On any given day, 330 Fuller Street—AFAB headquarters and KAFANM center—will be filled with women and men coming in for ESL classes; friends and clients dropping by to say hello; volunteers from local universities and from the community coming in to work; women in need of services stopping by; and children (one who invariably has broken loose and is racing through the front hall). Area residents, some of whom initially had concerns about KAFANM in their neighborhood, have come to know and feel comfortable with AFAB’s presence. Not only does the work stem from this place, but here “women can to talk about their struggles, their hardships, and find strength to make meaningful changes in their lives,” says Desiré.
AFAB did not always have headquarters, nor did it always have a budget or paid staff. From the time it cohered in 1988 until 1997 it operated on nothing but pure energy, political savvy, and a lot of footwork. And this is what makes it different from other social service organizations which hit the ground funded says Desiré. AFAB emerged in 1988 from a core group of 10 women; friends who had either gone to college together or who knew each other from their work in other organizations working on Haitian issues. Many of the women say they felt their voices were not being heard in those groups and that women’s issues were not being discussed.
“Women’s rights,” says Desiré, “were considered outside of human rights.” This discrepancy compelled the women to begin thinking and organizing around women’s and family issues. She adds, “the fact is, we began working with no budget and no office.
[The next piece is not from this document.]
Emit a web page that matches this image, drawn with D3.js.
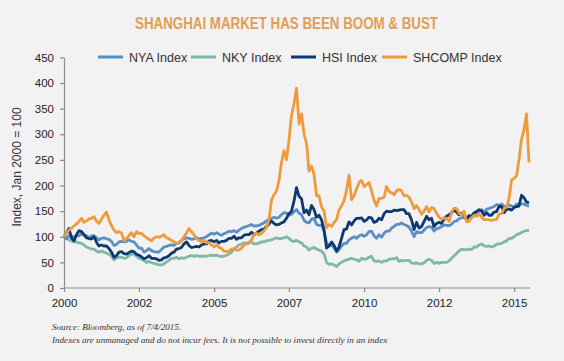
<!DOCTYPE html>
<html>
<head>
<meta charset="utf-8">
<script src="https://cdn.jsdelivr.net/npm/d3@7"></script>
<style>
  body { margin: 0; background: #f2f2f2; }
  svg { display: block; }
</style>
</head>
<body>
<div id="chart"></div>
<script>
// data: index values, Jan 2000 = 100, one value per month (Jan 2000 .. Jul 2015)
const firstMonth = new Date(2000, 0, 1)
const seriesNames = ['NYA Index', 'NKY Index', 'HSI Index', 'SHCOMP Index']

const nya = [
  100, 96, 102, 101, 100, 101, 102, 106, 103, 102, 98, 102,
  102, 98, 94, 97, 98, 96, 95, 91, 83, 85, 90, 91,
  90, 91, 94, 91, 90, 84, 78, 78, 70, 73, 77, 73,
  71, 70, 70, 75, 80, 81, 83, 84, 83, 87, 88, 93,
  96, 98, 97, 95, 96, 98, 96, 97, 98, 100, 104, 107,
  105, 108, 105, 103, 106, 108, 111, 110, 112, 109, 113, 116,
  119, 120, 122, 124, 121, 121, 122, 125, 127, 131, 134, 136,
  138, 136, 138, 143, 147, 146, 142, 144, 149, 153, 146, 143,
  132, 128, 127, 134, 136, 124, 122, 123, 110, 88, 82, 84,
  78, 70, 75, 82, 87, 87, 94, 97, 100, 97, 102, 104,
  101, 104, 110, 111, 102, 97, 104, 99, 107, 111, 111, 117,
  120, 124, 124, 127, 124, 122, 119, 111, 100, 110, 108, 108,
  113, 118, 120, 119, 111, 116, 117, 120, 123, 122, 122, 124,
  130, 131, 135, 137, 138, 135, 141, 137, 142, 148, 150, 153,
  148, 154, 155, 157, 159, 163, 161, 164, 159, 160, 162, 160,
  158, 164, 162, 164, 164, 161, 160
]

const nky = [
  100, 97, 94, 92, 90, 90, 88, 87, 84, 80, 78, 76,
  76, 72, 70, 72, 70, 68, 66, 62, 55, 58, 60, 60,
  58, 59, 63, 66, 67, 62, 58, 56, 54, 50, 52, 49,
  48, 47, 45, 45, 47, 51, 54, 58, 58, 60, 57, 59,
  58, 60, 62, 63, 62, 63, 62, 62, 62, 62, 63, 64,
  63, 64, 62, 61, 62, 64, 66, 70, 76, 80, 84, 86,
  88, 87, 90, 90, 86, 86, 88, 90, 90, 92, 93, 94,
  96, 98, 96, 97, 98, 100, 97, 92, 91, 93, 90, 88,
  82, 80, 74, 78, 79, 76, 74, 72, 66, 50, 46, 47,
  45, 42, 47, 50, 53, 55, 56, 58, 56, 55, 52, 58,
  56, 57, 60, 62, 53, 52, 53, 50, 53, 53, 56, 57,
  57, 59, 52, 54, 53, 54, 54, 49, 48, 49, 47, 47,
  49, 54, 56, 54, 48, 50, 48, 50, 50, 50, 53, 58,
  63, 68, 72, 76, 75, 75, 76, 75, 80, 80, 84, 86,
  82, 81, 82, 80, 82, 85, 86, 87, 90, 92, 97, 97,
  100, 104, 106, 108, 111, 112, 113
]

const hsi = [
  100, 108, 116, 98, 92, 104, 112, 110, 104, 98, 96, 96,
  100, 89, 82, 84, 82, 82, 77, 70, 60, 63, 70, 71,
  67, 66, 69, 72, 71, 66, 64, 61, 57, 59, 63, 58,
  58, 57, 54, 55, 59, 60, 63, 68, 70, 76, 77, 79,
  86, 90, 83, 79, 80, 81, 80, 84, 86, 86, 92, 93,
  90, 93, 88, 91, 91, 93, 97, 97, 101, 95, 98, 98,
  103, 104, 104, 109, 104, 107, 111, 114, 115, 120, 125, 131,
  126, 123, 124, 127, 129, 136, 145, 150, 170, 196, 179, 174,
  147, 152, 143, 161, 153, 138, 142, 133, 113, 78, 82, 90,
  83, 72, 80, 97, 114, 115, 129, 123, 131, 136, 136, 137,
  130, 133, 138, 137, 128, 130, 136, 133, 145, 150, 149, 149,
  152, 151, 152, 153, 153, 145, 145, 133, 114, 128, 117, 120,
  130, 140, 133, 136, 120, 126, 128, 126, 135, 140, 143, 147,
  152, 148, 143, 146, 144, 134, 141, 140, 147, 149, 153, 150,
  142, 147, 142, 142, 148, 149, 159, 159, 147, 154, 154, 152,
  157, 159, 160, 181, 176, 168, 166
]

const shcomp = [
  100, 108, 113, 117, 121, 125, 130, 136, 128, 131, 135, 136,
  139, 130, 126, 134, 142, 148, 133, 122, 113, 108, 110, 107,
  92, 97, 102, 108, 100, 110, 106, 107, 102, 98, 95, 92,
  98, 100, 99, 101, 104, 98, 96, 93, 90, 87, 88, 92,
  100, 108, 116, 110, 104, 96, 93, 90, 94, 88, 89, 84,
  80, 85, 79, 77, 72, 71, 72, 76, 77, 74, 74, 78,
  84, 86, 87, 94, 104, 107, 104, 106, 112, 118, 134, 172,
  182, 190, 208, 245, 268, 250, 288, 336, 360, 390, 320, 340,
  300, 282, 228, 238, 222, 180, 180, 158, 150, 118, 124, 120,
  128, 134, 152, 160, 170, 190, 220, 172, 180, 193, 206, 210,
  198, 202, 206, 190, 172, 160, 175, 175, 177, 198, 188, 186,
  182, 190, 192, 190, 180, 181, 177, 168, 155, 161, 153, 144,
  150, 159, 148, 157, 155, 146, 138, 134, 137, 136, 130, 148,
  156, 155, 146, 142, 150, 129, 130, 137, 142, 140, 145, 138,
  133, 134, 133, 132, 133, 134, 144, 145, 155, 158, 176, 211,
  214, 220, 250, 290, 308, 340, 245
]

const yTicks = [0, 50, 100, 150, 200, 250, 300, 350, 400, 450]
const xTickDates = [new Date(2000, 0, 1), new Date(2002, 6, 1), new Date(2005, 0, 1), new Date(2007, 6, 1),
  new Date(2010, 0, 1), new Date(2012, 6, 1), new Date(2015, 0, 1)]
const xTickLabels = ['2000', '2002', '2005', '2007', '2010', '2012', '2015']

// styles
const colors = {'NYA Index': '#5b8fc4', 'NKY Index': '#7fb8a3', 'HSI Index': '#0c3a70', 'SHCOMP Index': '#ef9a3c'}
const drawOrder = ['NKY Index', 'NYA Index', 'HSI Index', 'SHCOMP Index']
const sans = '"Liberation Sans", Arial, sans-serif'

// canvas
const svgWidth = 564
const svgHeight = 361
const margin = {top: 57.4, right: 35, bottom: 73, left: 64}
const width = svgWidth - margin.left - margin.right
const height = svgHeight - margin.top - margin.bottom

const svg = d3.select('#chart').append('svg').attr('width', svgWidth).attr('height', svgHeight)
svg.append('rect').attr('width', svgWidth).attr('height', svgHeight).attr('fill', '#f2f2f2')

// title (narrow face squeezed to the original width)
svg.append('text').attr('x', 135).attr('y', 29)
  .attr('textLength', 303).attr('lengthAdjust', 'spacingAndGlyphs')
  .style('font-family', sans).style('font-size', '16.5px').style('font-weight', 'bold')
  .attr('fill', '#e39d55')
  .text('SHANGHAI MARKET HAS BEEN BOOM & BUST')

const chartGroup = svg.append('g').attr('transform', `translate(${margin.left}, ${margin.top})`)

// build rows
const months = d3.timeMonth.range(firstMonth, d3.timeMonth.offset(firstMonth, nya.length))
const valuesByName = {'NYA Index': nya, 'NKY Index': nky, 'HSI Index': hsi, 'SHCOMP Index': shcomp}
const series = seriesNames.map(name => ({
  name: name,
  points: months.map((m, i) => ({date: m, value: valuesByName[name][i]}))
}))

// scales
const x = d3.scaleTime().domain([firstMonth, months[months.length - 1]]).range([0, width])
const y = d3.scaleLinear().domain([0, 450]).range([height, 0])

// axes
const xAxis = d3.axisBottom(x).tickValues(xTickDates).tickFormat((d, i) => xTickLabels[i]).tickSize(4).tickSizeOuter(0)
const yAxis = d3.axisLeft(y).tickValues(yTicks).tickSize(4).tickSizeOuter(0)

const gx = chartGroup.append('g').attr('transform', `translate(0, ${height})`).call(xAxis)
const gy = chartGroup.append('g').call(yAxis)
gx.select('.domain').attr('d', `M0,0H${width + 1}`)
chartGroup.selectAll('.domain, .tick line').attr('stroke', '#8c8c8c').attr('stroke-width', 1.2)
gx.selectAll('text').attr('dy', '1.05em').attr('fill', '#222')
  .style('font-family', sans).style('font-size', '11.5px')
gy.selectAll('text').attr('x', -10).attr('fill', '#222')
  .style('font-family', sans).style('font-size', '11.5px')

// y label
svg.append('text').attr('transform', 'translate(21, 167) rotate(-90)').attr('text-anchor', 'middle')
  .style('font-family', sans).style('font-size', '12px').attr('fill', '#333')
  .text('Index, Jan 2000 = 100')

// lines
const line = d3.line().x(d => x(d.date)).y(d => y(d.value))
chartGroup.selectAll('.series').data(drawOrder.map(n => series.find(s => s.name === n))).enter()
  .append('path').attr('class', 'series')
  .attr('d', d => line(d.points)).attr('fill', 'none')
  .attr('stroke', d => colors[d.name]).attr('stroke-width', 2.8)
  .attr('stroke-linejoin', 'round')

// legend
const legendX = [98, 191, 291, 382]
const legend = svg.selectAll('.legend').data(seriesNames).enter().append('g')
  .attr('transform', (d, i) => `translate(${legendX[i]}, 57)`)
legend.append('line').attr('x1', 0).attr('x2', 25).attr('stroke', d => colors[d]).attr('stroke-width', 3)
legend.append('text').attr('x', 31).attr('y', 4.5).text(d => d)
  .style('font-family', sans).style('font-size', '12.5px').attr('fill', '#333')

// footnote
const note = svg.append('text').attr('x', 52).attr('y', 330)
  .style('font-family', '"Liberation Serif", "Times New Roman", serif').style('font-style', 'italic')
  .style('font-size', '9.1px').attr('fill', '#333')
note.append('tspan').attr('x', 52).text('Source: Bloomberg, as of 7/4/2015.')
note.append('tspan').attr('x', 52).attr('dy', 13)
  .text('Indexes are unmanaged and do not incur fees. It is not possible to invest directly in an index')
</script>
</body>
</html>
We worked out of our homes and with money from our own pockets—and this was not easy.”
Today, KAFANM is one of our greatest accomplishments,” says Desiré, 24 years after the women sat down together initially to think about how to empower Haitian women and families. The safe haven that KAFANM represents stands alongside the sturdy network that is AFAB’s Domestic Violence Program—which now provides direct service to more than 300 clients; conducts domestic violence prevention workshops for more than 250 individuals, and outreach to more than 1,000 residents on a yearly basis.
“Over the years, women and men from the neighboring cities of Brockton, Cambridge and Lynn have requested an AFAB presence in their respective communities,” says Desiré, and in 2011 “several Haitian clergy members sought domestic violence training and a stronger collaboration with the organization for violence prevention in their churches.” Recently, Rosie’s Place, a Boston women’s shelter, sought AFAB’s help in providing support groups for their many Haitian female clients.
Despite AFAB’s commitment to Haitian women and families, its extraordinary human resources, steady growth, and long history—a 25-year celebration is scheduled for October of next year—funding continues to be a challenge. The current economic climate has hit non-for-profits hard, at the same time that the need for the services AFAB provides has increased as Haitian families are affected by the economic down-turn. Mindful of these challenges, Desiré says “we embrace the work and strongly believe, with perseverance and determination, we will survive for many more years.”